_INSTRUCTIONS FOR THE TASK_
Print exactly the lines from the first one down to the line that contains "7, 7, 4, 8, 4];", both included, and skip the pictures.

_INFORMATION PROVIDED_
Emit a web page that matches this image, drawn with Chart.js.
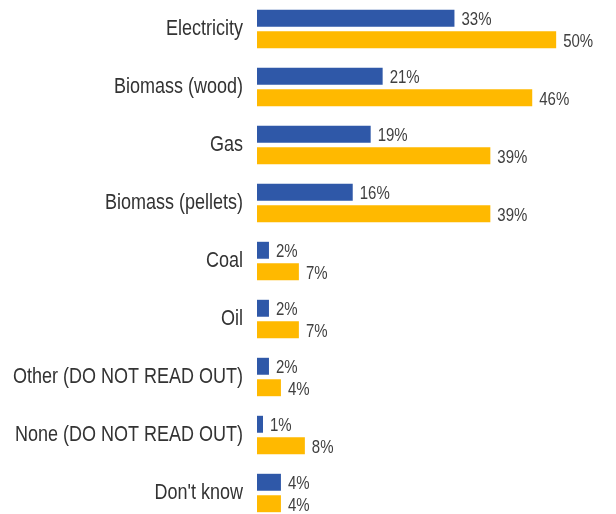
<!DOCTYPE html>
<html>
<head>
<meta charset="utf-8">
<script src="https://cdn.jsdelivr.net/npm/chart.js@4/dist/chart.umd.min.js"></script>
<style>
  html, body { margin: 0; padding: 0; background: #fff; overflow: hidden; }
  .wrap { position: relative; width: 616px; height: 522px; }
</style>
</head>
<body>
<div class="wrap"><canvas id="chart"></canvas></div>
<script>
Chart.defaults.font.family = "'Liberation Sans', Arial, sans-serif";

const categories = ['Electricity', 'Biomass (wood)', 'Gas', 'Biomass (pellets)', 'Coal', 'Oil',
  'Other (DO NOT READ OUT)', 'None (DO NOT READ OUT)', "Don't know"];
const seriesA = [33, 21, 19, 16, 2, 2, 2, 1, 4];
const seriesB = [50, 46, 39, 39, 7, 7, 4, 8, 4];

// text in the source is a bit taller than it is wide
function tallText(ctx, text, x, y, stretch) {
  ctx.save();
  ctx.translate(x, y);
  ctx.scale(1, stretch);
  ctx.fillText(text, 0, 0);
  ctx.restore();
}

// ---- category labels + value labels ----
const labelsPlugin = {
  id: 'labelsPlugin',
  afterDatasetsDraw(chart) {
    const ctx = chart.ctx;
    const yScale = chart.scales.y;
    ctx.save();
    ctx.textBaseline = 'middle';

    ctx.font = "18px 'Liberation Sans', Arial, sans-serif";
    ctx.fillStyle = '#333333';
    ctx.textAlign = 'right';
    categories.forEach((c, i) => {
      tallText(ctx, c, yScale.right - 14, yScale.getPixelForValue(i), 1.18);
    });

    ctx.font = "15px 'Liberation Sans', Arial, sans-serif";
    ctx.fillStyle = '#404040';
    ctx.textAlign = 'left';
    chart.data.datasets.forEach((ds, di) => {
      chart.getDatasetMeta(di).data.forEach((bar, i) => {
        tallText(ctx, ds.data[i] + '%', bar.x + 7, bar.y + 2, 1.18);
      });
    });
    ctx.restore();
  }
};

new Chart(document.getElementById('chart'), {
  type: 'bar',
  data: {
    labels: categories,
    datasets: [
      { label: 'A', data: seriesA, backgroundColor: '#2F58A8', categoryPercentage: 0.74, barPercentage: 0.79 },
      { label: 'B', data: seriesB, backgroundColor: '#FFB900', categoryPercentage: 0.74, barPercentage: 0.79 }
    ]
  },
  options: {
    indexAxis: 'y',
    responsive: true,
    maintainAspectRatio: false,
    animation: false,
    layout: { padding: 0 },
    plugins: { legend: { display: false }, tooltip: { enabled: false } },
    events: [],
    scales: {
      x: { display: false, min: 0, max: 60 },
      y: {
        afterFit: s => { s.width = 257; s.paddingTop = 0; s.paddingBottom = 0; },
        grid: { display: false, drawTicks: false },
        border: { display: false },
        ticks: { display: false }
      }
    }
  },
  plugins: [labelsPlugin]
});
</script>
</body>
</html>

_TASK ANSWER_
Emit a web page that matches this image, drawn with Chart.js.
<!DOCTYPE html>
<html>
<head>
<meta charset="utf-8">
<script src="https://cdn.jsdelivr.net/npm/chart.js@4/dist/chart.umd.min.js"></script>
<style>
  html, body { margin: 0; padding: 0; background: #fff; overflow: hidden; }
  .wrap { position: relative; width: 616px; height: 522px; }
</style>
</head>
<body>
<div class="wrap"><canvas id="chart"></canvas></div>
<script>
Chart.defaults.font.family = "'Liberation Sans', Arial, sans-serif";

const categories = ['Electricity', 'Biomass (wood)', 'Gas', 'Biomass (pellets)', 'Coal', 'Oil',
  'Other (DO NOT READ OUT)', 'None (DO NOT READ OUT)', "Don't know"];
const seriesA = [33, 21, 19, 16, 2, 2, 2, 1, 4];
const seriesB = [50, 46, 39, 39, 7, 7, 4, 8, 4];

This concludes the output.